La narración habría podido ocurrir en los campos hitlerianos de concentración, en el Estadio Nacional de Santiago de Chile, en la Escuela de Mecánica de la Armada, en Buenos Aires, en cualquiera de los escenarios proverbiales de la maldad y la estupidez extremas. Pero junto con miles de otras atrocidades fue cometida en nuestro país por individuos que, en algunos casos, aún se encuentran entre nosotros, circulando con entera impunidad.

A la toma de conciencia --necesariamente amarga, pero ineludible-- debe seguir la exigencia de completa justicia. Que la nación haga justicia a las víctimas de esas atrocidades; que castigue a los culpables políticos y legales, sin importar su rango, su condición social, su fuero, su jerarquía; que esclarezca cabalmente las circunstancias de todos y cada uno de los episodios de esa vergüenza; que depure sus instituciones civiles y militares de cualquier elemento vinculado a la barbarie; que indemnice a las víctimas aún vivas de la represión ilegal y desbocada, o a los familiares de los fallecidos; que localice e identifique los restos de los asesinados y los entregue a sus deudos, y que se comprometa a impedir la repetición del horror.

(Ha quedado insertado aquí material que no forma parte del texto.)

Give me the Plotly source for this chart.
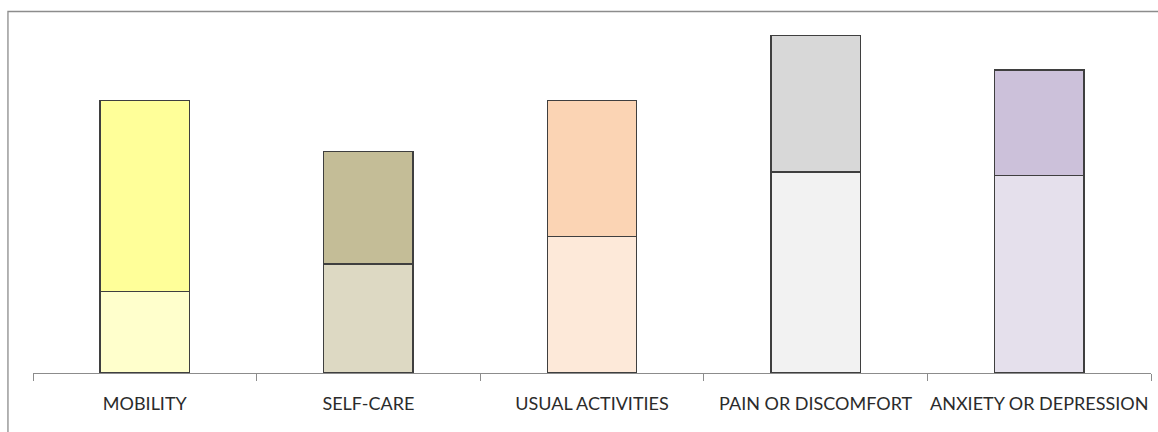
import plotly.graph_objects as go

# EQ-5D dimensions and the two stacked shares per dimension
categories = ["MOBILITY", "SELF-CARE", "USUAL ACTIVITIES", "PAIN OR DISCOMFORT", "ANXIETY OR DEPRESSION"]
lower_values = [24, 32, 40, 59, 58]
upper_values = [56, 33, 40, 40, 31]

lower_colors = ["#FFFFCC", "#DDD9C3", "#FDE9D9", "#F2F2F2", "#E5E0EC"]
upper_colors = ["#FFFF99", "#C4BD97", "#FBD4B4", "#D8D8D8", "#CCC1DA"]

outline = dict(color="#3F3F3F", width=1.3)

fig = go.Figure()
fig.add_trace(go.Bar(x=categories, y=lower_values, marker=dict(color=lower_colors, line=outline),
                     width=0.4, showlegend=False, hoverinfo="x+y"))
fig.add_trace(go.Bar(x=categories, y=upper_values, marker=dict(color=upper_colors, line=outline),
                     width=0.4, showlegend=False, hoverinfo="x+y"))

fig.update_layout(
    barmode="stack",
    width=1158, height=432,
    margin=dict(l=33, r=7, t=12, b=59),
    paper_bgcolor="white", plot_bgcolor="white",
    font=dict(family="Lato, Carlito, Calibri, sans-serif", size=18, color="#2B2B2B"),
    xaxis=dict(
        type="category", range=[-0.5, 4.5], automargin=False, tickangle=0,
        showline=True, linecolor="#8C8C8C", linewidth=1.3,
        ticks="outside", tickson="boundaries", ticklen=7, tickcolor="#8C8C8C", tickwidth=1.3,
        showgrid=False, ticklabelstandoff=14,
    ),
    yaxis=dict(range=[0, 106], visible=False, showgrid=False, zeroline=False, automargin=False),
    shapes=[
        # chart frame
        dict(type="rect", xref="paper", yref="paper", x0=-0.0224, x1=1.02, y0=-0.3, y1=1.0014,
             line=dict(color="#8C8C8C", width=1.3), fillcolor="rgba(0,0,0,0)", layer="below"),
    ],
)

fig.write_html("out.html")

Estas obligaciones conciernen a todos los mexicanos, pero la responsabilidad inmediata pertenece al Poder Ejecutivo; en representación del Estado, éste debe asegurar el pleno esclarecimiento de los actos de barbarie perpetrados durante la guerra sucia, asegurar las reformas legales y las ratificaciones que impidan a los culpables ampararse en la prescripción de sus delitos y garantizar el castigo de las atrocidades cometidas. 

Estamos ante un cambio de régimen y, por ello, el presidente Fox tiene ante sí la oportunidad de pasar a la historia como el hombre que propició, apoyado en la sociedad, el esclarecimiento de esta trágica y abominable etapa de la nación. Precisará, además de una firme voluntad, combinar el tacto con la necesaria intransigencia. 

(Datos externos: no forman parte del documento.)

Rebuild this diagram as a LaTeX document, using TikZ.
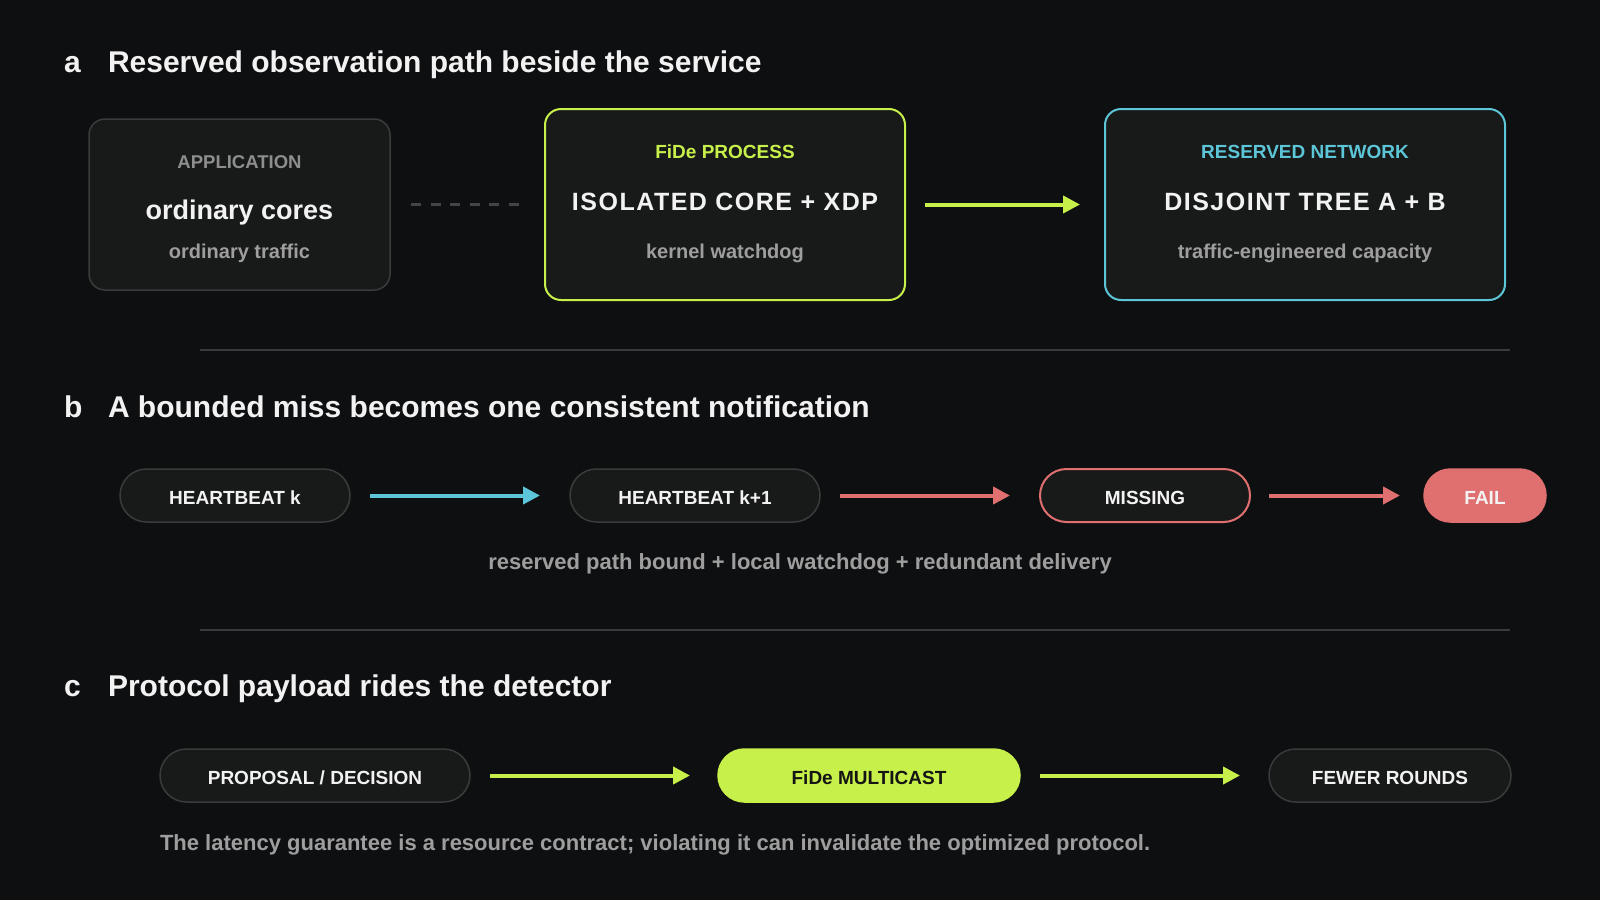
\documentclass[tikz,border=0pt]{standalone}
\usepackage{fontspec}
\setmainfont{Liberation Sans}
\usetikzlibrary{arrows.meta}
\definecolor{bg}{HTML}{0E0F11}
\definecolor{boxfill}{HTML}{181A19}
\definecolor{boxline}{HTML}{3A3C3B}
\definecolor{lime}{HTML}{C8F04A}
\definecolor{cyanc}{HTML}{5CC6D8}
\definecolor{redc}{HTML}{E07070}
\definecolor{txt}{HTML}{F2F2F2}
\definecolor{greyt}{HTML}{9E9E9E}
\definecolor{labt}{HTML}{8E8E8E}
\definecolor{sepc}{HTML}{3A3A3A}
\definecolor{dashc}{HTML}{454545}
\definecolor{darkt}{HTML}{141414}
\begin{document}
\begin{tikzpicture}[x=1pt,y=-1pt,
  every node/.style={inner sep=0pt, outer sep=0pt},
  fs/.style={font=\fontsize{#1}{#1}\selectfont\bfseries},
  title/.style={fs=30, text=txt, anchor=base west},
  panel/.style={draw, line width=2pt, fill=boxfill, rounded corners=16pt, minimum height=#1},
  kicker/.style={fs=19, anchor=base},
  headline/.style={font=\fontsize{25}{25}\selectfont\bfseries\addfontfeature{LetterSpace=6}, text=txt, anchor=base},
  subline/.style={fs=20, text=greyt, anchor=base},
  pill/.style={draw=boxline, line width=1.5pt, fill=boxfill, rounded corners=26.5pt,
    minimum height=53pt, minimum width=#1, fs=19, text=txt, text height=17.5pt, text depth=0pt},
  flow/.style={line width=4pt, -{Triangle[length=17pt,width=17pt]}},
  sepline/.style={draw=sepc, line width=1.5pt},
  caption/.style={fs=22, text=greyt, anchor=base}
]
\fill[bg] (0,0) rectangle (1600,900);
\useasboundingbox (0,0) rectangle (1600,900);

% ---------- a ----------
\node[title] (la) at (64,72) {a};
\node[title] (ta) at (108,72) {Reserved observation path beside the service};

\node[panel=171pt, draw=boxline, line width=1.5pt, minimum width=301pt] (app) at (239.5,204.5) {};
\node[kicker, fs=18.5, text=labt] (appk) at (239.5,168) {APPLICATION};
\node[fs=27, text=txt, anchor=base] (apph) at (239.5,219) {ordinary cores};
\node[subline] (apps) at (239.5,258) {ordinary traffic};

\node[panel=191pt, draw=lime, minimum width=360pt] (proc) at (725,204.5) {};
\node[kicker, text=lime] (prock) at (725,158) {FiDe PROCESS};
\node[headline] (proch) at (725,210) {ISOLATED CORE + XDP};
\node[subline] (procs) at (725,258) {kernel watchdog};

\node[panel=191pt, draw=cyanc, minimum width=400pt] (net) at (1305,204.5) {};
\node[kicker, text=cyanc] (netk) at (1305,158) {RESERVED NETWORK};
\node[headline] (neth) at (1305,210) {DISJOINT TREE A + B};
\node[subline] (nets) at (1305,258) {traffic-engineered capacity};

\draw[draw=dashc, line width=3pt, dash pattern=on 10pt off 9.5pt, shorten <=21pt, shorten >=25pt] (app) -- (proc);
\draw[flow, draw=lime, fill=lime, shorten <=20pt, shorten >=25pt] (proc) -- (net);

\draw[sepline] (200,350) -- (1510,350);

% ---------- b ----------
\node[title] (lb) at (64,417) {b};
\node[title] (tb) at (108,417) {A bounded miss becomes one consistent notification};

\node[pill=230pt] (hk) at (235,495.5) {HEARTBEAT k};
\node[pill=250pt] (hk1) at (695,495.5) {HEARTBEAT k+1};
\node[pill=210pt, draw=redc, line width=2pt] (miss) at (1145,495.5) {MISSING};
\node[pill=122pt, draw=redc, fill=redc] (fail) at (1485,495.5) {FAIL};

\draw[flow, draw=cyanc, fill=cyanc, shorten <=20pt, shorten >=30pt] (hk) -- (hk1);
\draw[flow, draw=redc, fill=redc, shorten <=20pt, shorten >=30pt] (hk1) -- (miss);
\draw[flow, draw=redc, fill=redc, shorten <=19pt, shorten >=24pt] (miss) -- (fail);

\node[caption] (capb) at (800,569) {reserved path bound + local watchdog + redundant delivery};

\draw[sepline] (200,630) -- (1510,630);

% ---------- c ----------
\node[title] (lc) at (64,696) {c};
\node[title] (tc) at (108,696) {Protocol payload rides the detector};

\node[pill=310pt] (prop) at (315,775.5) {PROPOSAL / DECISION};
\node[pill=302pt, draw=lime, fill=lime, text=darkt] (mc) at (869,775.5) {FiDe MULTICAST};
\node[pill=242pt] (few) at (1390,775.5) {FEWER ROUNDS};

\draw[flow, draw=lime, fill=lime, shorten <=20pt, shorten >=28pt] (prop) -- (mc);
\draw[flow, draw=lime, fill=lime, shorten <=20pt, shorten >=29pt] (mc) -- (few);

\node[caption, anchor=base west] (capc) at (160,850) {The latency guarantee is a resource contract; violating it can invalidate the optimized protocol.};
\end{tikzpicture}
\end{document}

El gobierno del cambio no puede ofrecer nada más modificar las reglas del juego económico; que el cambio se muestre también en lo político. Conocer la verdad de lo sucedido durante la guerra sucia ayudaría a recuperar la perdida credibilidad de los gobernantes ante la sociedad

Es alentador, en este sentido, que el presidente Vicente Fox haya anunciado el inmediato acatamiento de la recomendación, pero, ciertamente, se requiere mucho más que esa aceptación: es necesario librar una batalla sostenida y determinada contra quienes buscarán sabotear, desvirtuar y torpedear las investigaciones en torno de los excesos represivos de los años setenta y ochenta.

En esta tarea, el actual gobierno debe ser apoyado y presionado por la sociedad, que es, a fin de cuentas, la principal interesada en saldar esta historia negra y vergonzosa, porque sólo limpiando, esclareciendo y procurando justicia para todos los delitos cometidos desde el poder público, y en nombre de la razón de Estado, durante la guerra sucia, podremos estar seguros de que ésta no se repita nunca más.